I've come up with 6 sketches/concepts so far -- and I've also included some of my thoughts around each of them. Comments welcome!

BTW, if folks are interested, I'd be happy to record and post movies when I actually draw my finals in Illustrator -- you might say I know a thing or two about Illustrator :)

Sketch 1: This was the "low hanging fruit" if you will. Simply setting the drop cap in a moon. The goal in the story was to land on the moon, although that never happened.

Sketch 2: I wanted to focus on the climax of the story -- the splashdown back on earth. The shape of the capsule forms the letter A. I placed it into a TV screen as that's how most of the world experienced it -- it was a moment where everyone stopped what they were doing and watched the TV to see what would happen.

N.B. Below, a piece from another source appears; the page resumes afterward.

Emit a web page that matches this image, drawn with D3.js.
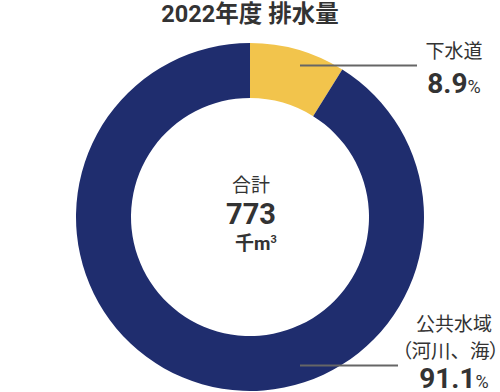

Sketch 3: This concept focuses on the launch -- I was also drawn by how the rockets are always heading to space on an angle, and it easily forms one of the legs of the letter A. 

Sketch 4: Going back to the landing, one of the suspenseful parts of the story was whether the heat shield was damaged in the accident. No one knew if the capsule would make it through re-entry. The capsule was tiny and hard to pick up in the sky, so the first real "appearance" that the capsule had made it back was when you saw the parachutes blooming in the sky. Here again, the capsule would serve as the A.

Sketch 5: This is my attempt at trying to capture the moment of the accident. When the explosion occurs, the instrument panel suddenly lights up with tons of warning lights. This is the moment where the famous line "Houston, we have a problem" is spoken.

Sketch 6: After the explosion, NASA decides to send the astronauts around, behind the moon, to get a "free return" - a slingshot effect to gain speed to get back to earth. This shows the emergence from the dark side of the moon, and also shows the lunar module still attached for the journey home. The orbit of the spacecraft completes the letter A.